Best way to upgrade my pc to improve t/s

DarthByron@alien.top · 1 year ago

Best way to upgrade my pc to improve t/s

Imaginary_Bench_7294@alien.top · 1 year ago

If your goal is to run the model locally, your best option is to increase your Vram as much as you can. Main things to consider is the vram bandwidth of the card and the capacity. For a 70b 4 bit model you’re looking at needing somewhere around 35-40 GB of vram.

The model alone will take roughly 35GB, the loader up to another 3GB, and then the full context length of 4096 could spill it over 40GB.

I run LZLV 70b, 4.65bit on 2x3090’s and get 4.5+ T/s using ExllamaV2 and the EXL2 format. That is at full context length and chat mode in Oobabooga.

In the default/notebook modes I can get 7+ T/s at full context length.

Now, your power supply may be on the low side to add another card without putting power limiters on things. I’ll use stock power settings as reference.

4080 is rated to hit 320 w

13700 is rated at 65W

Let’s ass in another 100 watts for SSD’s, HDD’s, mobo and cooling solutions.

So you’re looking at 485w of draw.
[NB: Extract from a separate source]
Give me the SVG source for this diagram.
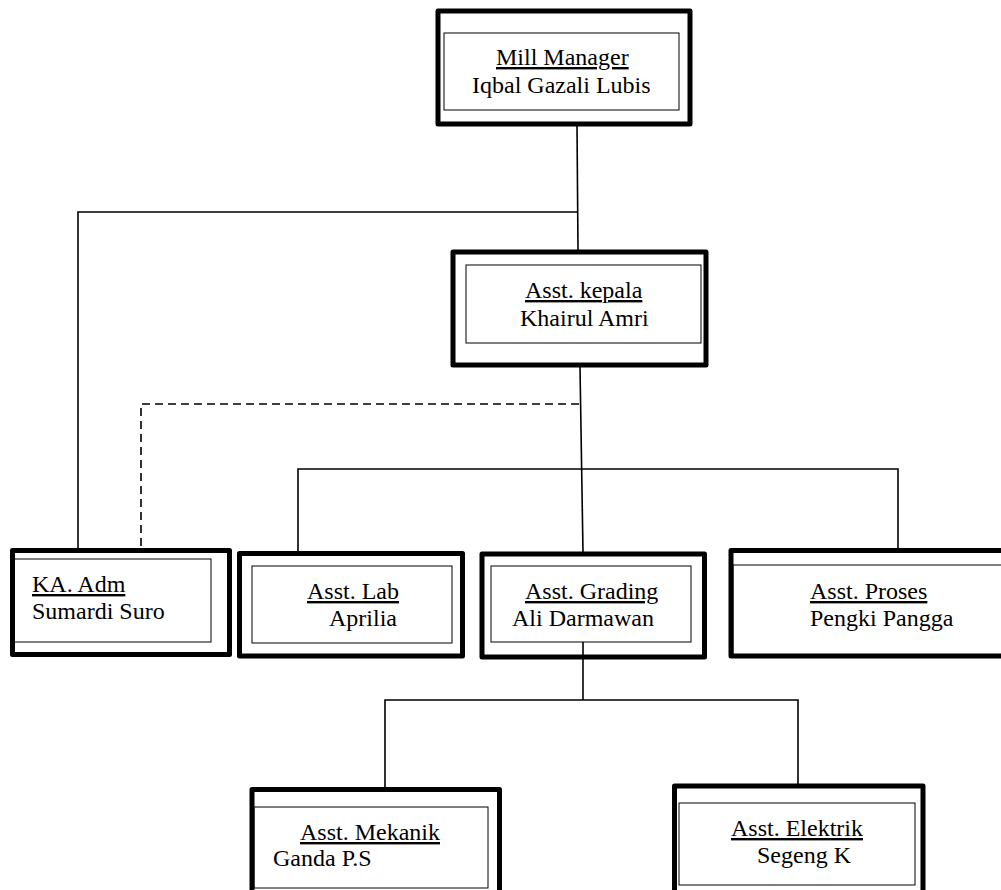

You should always shoot for a minimum 10-15% overhead, which cuts your max draw down to 722-765 watts.

That leaves you 237-280w of possible room to play with.

So it’s possible to add another video card to the computer, but you’ll have to use GGUF and llama.cpp to do mixed compute with the video card and CPU. That will probably get you up to the 2, maybe 3 T/s at the start, but I don’t know about full 4096 context.